A convenient and user-friendly hydrometallurgical process for preparing porous siliceous adsorbents using ascharite tailings: Mechanism of structural change and evaluation of adsorption properties

Abstract

Ascharite tailings are discarded by the boron industry due to their low boron content and high magnesium content. Additionally, the large-scale storage of these tailings contributes to resource wastage and environmental pollution. The present study successfully prepared a siliceous adsorbent through the combined use of mechanical and acid activation methods. The tailings underwent acid treatment under mild conditions, leading to the dissolution of magnesium while maintaining the integrity of the silicate framework. This process resulted in the formation of a mesoporous structure primarily composed of slit-shaped pores. The specific surface area reached 234.7 m2 g−1, while the pore volume reached 0.31 cm3 g−1. The maximum adsorption capacity for methylene blue was 0.66 mg m−2 per unit of surface area.

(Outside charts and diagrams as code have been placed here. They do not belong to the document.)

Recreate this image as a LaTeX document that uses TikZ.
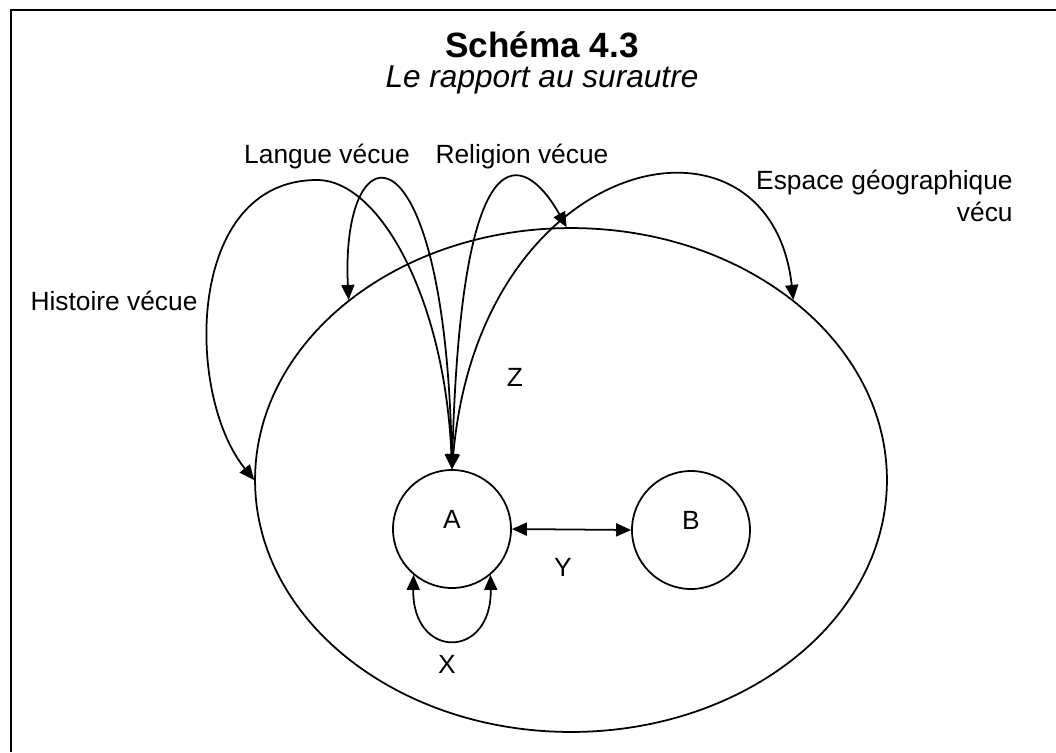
\documentclass[tikz,border=0pt]{standalone}
\usepackage{fontspec}
\setmainfont{Liberation Sans}
\usetikzlibrary{shapes.geometric,arrows.meta}

\begin{document}
\begin{tikzpicture}[x=0.02cm,y=-0.02cm,
    font=\fontsize{15pt}{18pt}\selectfont,
    cercle/.style={draw,circle,line width=1pt,minimum size=2.36cm,inner sep=0pt},
    fleche/.style={line width=1pt,{Triangle[length=3mm,width=2.6mm]}-{Triangle[length=3mm,width=2.6mm]}}]
  \useasboundingbox (0,0) rectangle (1056,752);

  % cadre, coupe a droite et en bas
  \draw[line width=1pt] (1056,10) -- (11,10) -- (11,752);

  % titre
  \node[font=\fontsize{20pt}{24pt}\selectfont\bfseries,inner sep=0pt] (titre) at (542,45) {Schéma 4.3};
  \node[font=\fontsize{18pt}{22pt}\selectfont\itshape,inner sep=0pt] (soustitre) at (542,80) {Le rapport au surautre};

  % Z: le milieu
  \node[draw,ellipse,line width=1pt,minimum width=12.64cm,minimum height=10.08cm,inner sep=0pt] (milieu) at (571,480) {};
  \node (z) at (515,377) {Z};

  % A et B
  \node[cercle,label={[yshift=2mm]center:A}] (A) at (452,529) {};
  \node[cercle,label={[yshift=2mm]center:B}] (B) at (691,530) {};
  \draw[fleche] (A.east) -- (B.west);
  \node (y) at (563,567) {Y};
  \draw[fleche] (A.230) .. controls (412,660) and (492,660) .. (A.310);
  \node (x) at (447,664) {X};

  % le vecu
  \node (histoire) at (114,301) {Histoire vécue};
  \node (langue) at (327,157) {Langue vécue};
  \node (religion) at (522,157) {Religion vécue};
  \node[anchor=north east,align=right,inner sep=0pt] (espace) at (1013,170) {Espace géographique\\vécu};
  \draw[fleche] (A.north) .. controls (445,300) and (380,180) .. (317,180)
    .. controls (185,180) and (185,395) .. (milieu.180);
  \draw[fleche] (A.north) .. controls (445,115) and (340,125) .. (milieu.141);
  \draw[fleche] (A.north) .. controls (462,100) and (532,165) .. (milieu.91);
  \draw[fleche] (A.north) .. controls (480,150) and (770,90) .. (milieu.39.5);
\end{tikzpicture}
\end{document}
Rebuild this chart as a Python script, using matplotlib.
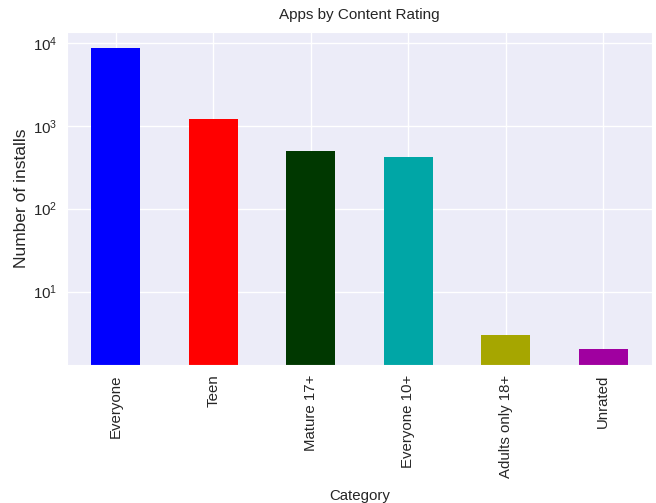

The pollutants displayed a flat orientation at equilibrium, with a maximum tilt angle of approximately 53°. The adsorption rate was limited due to the decrease in available adsorption sites. However, mechanical activation increased the density of active silanol sites from 2.76 to 4.34 mg m−2, significantly weakening the shielding effect on other potential sites. Thus, tailings resources can be effectively converted into valuable adsorbent materials using a convenient and controllable hydrometallurgical process.